En tiempos de crisis en Occidente y de creciente conflicto en Oriente la renuncia de un Papa tiene importancia estratégica.
Si bien la Iglesia Católica se sustenta en una religión universal, está gobernada desde un estado teocrático que ejerce un poder peculiar. Éste se pretende divino. Pero tiene también una dimensión material que brinda cohesión histórica a la muy vigente civilización occidental y su influencia ecuménica.
Esta superpotencia cultural (término válido cuando el poder está fragmentado) reside en el Vaticano y su influencia es cuantificable: la población católica representa hoy alrededor del 16% de la humanidad y algo más del 50% de de la población cristiana total de la cual 37% es americana y 26% europea según el Instituto Pew.
Es más, si la suma de cristianos americanos y europeos es 63% (el resto se reparte en tres continentes) se puede comprender que el componente occidental de la influencia vaticana se ejerce a partir de una base geopolítica.
Más aún, si la política vaticana de promover la unificación de los cristianos es una prioridad que implica cohesionar de alguna manera a 31.2% de la población mundial (2200 millones de personas de la que los 1100 millones son católicos), el afán religioso de ese esfuerzo sería irrazonable si no tuviera en cuenta la dimensión de poder que éste implica.
Por ejemplo, los ciudadanos de Polonia o México, los países con mayor porcentaje de población católica (92% y 85%, respectivamente), difícilmente sientan que su fe, aún tomando en cuenta discrepancias específicas, no está fuertemente ligada a la autoridad superior del Papa como lo demostró Juan Pablo II y lo que él representaba.
Si éste es el ámbito material de influencia papal es evidente que su renuncia tiene una dimensión estratégica (¿será el próximo Papa latinoamericano, seguirá siendo el Vaticano eurocéntrico, qué visión tendrá de un mundo de orientación multipolar?) que no desmerece en absoluto su dimensión espiritual.

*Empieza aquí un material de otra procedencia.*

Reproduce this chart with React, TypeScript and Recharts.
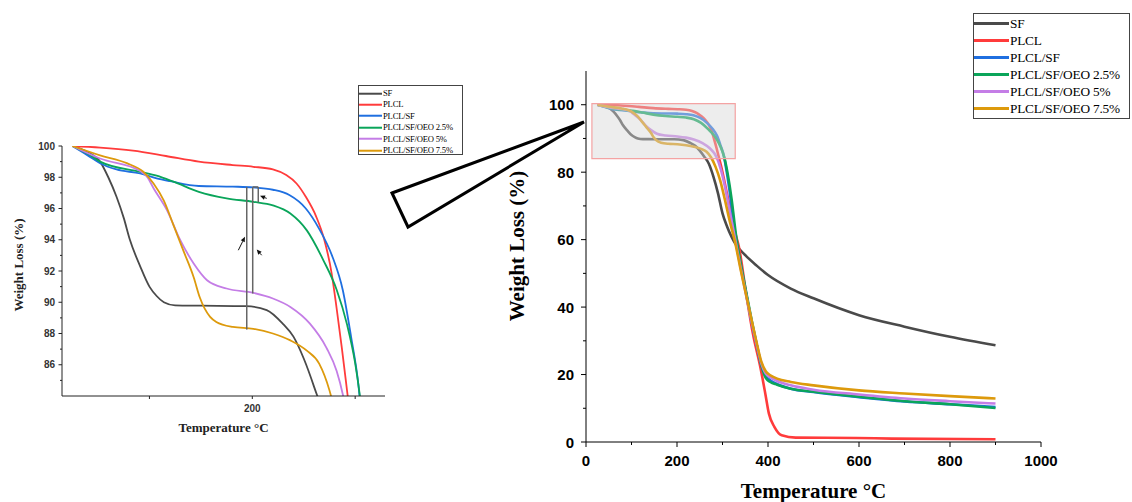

Es más, la decisión de renunciar al ejercicio de este inmenso poder (que no está sólo vinculado a la diplomacia o a la propaganda) porque se considera estar incapacitado para satisfacer las demandas del cargo sólo puede ser calificada de responsable.
Especialmente si quien renuncia no goza de las virtudes carismáticas de su antecesor, quien sin embargo, tampoco pudo contar al final con el despliegue necesario para concluir su trabajo. Si Juan Pablo II contribuyó significativamente a apurar el fin de la Guerra Fría y a procurar el consenso global para la transición posterior, sus fuerzas no alcanzaron para irradiar la inspiración política requerida por el nuevo milenio. Para entonces Occidente se dividía por razones bélicas –la 2ª guerra de Irak-, nuevas potencias emergían, la Iglesia ya conocía la flaqueza moral de no pocos de sus integrantes y arreciaba la disfuncionalidad de su trato con los excesos una nueva sociedad de consumo (que generó la crisis) y los del relativismo moral.
Incapacitado para imponerse sobre la política burocrática vaticana –que terminó ocultando a pederastas- y para encontrar soluciones aceptables a problemas humanos en momentos de crisis social y económica, el Papa se mantuvo apegado a una teología ortodoxa y una política distante de esa realidad.
Sin embargo, la vocación ecuménica de Benedicto XVI avanzó más allá del intento de unificación de los cristianos para tender puentes religiosos y estratégicos con el islam. Lo primero lo llevó principalmente por Europa y lo segundo a Turquía. Pero América Latina, el habitat mayor de su feligresía, apena fue visitada un par de veces, el escenario islámico sigue siendo una preocupación universal y la crisis consume a Occidente. La fuerza física para afrontar estos problemas no acompañó a Benedicto. Una inmensa tarea espera a su sucesor.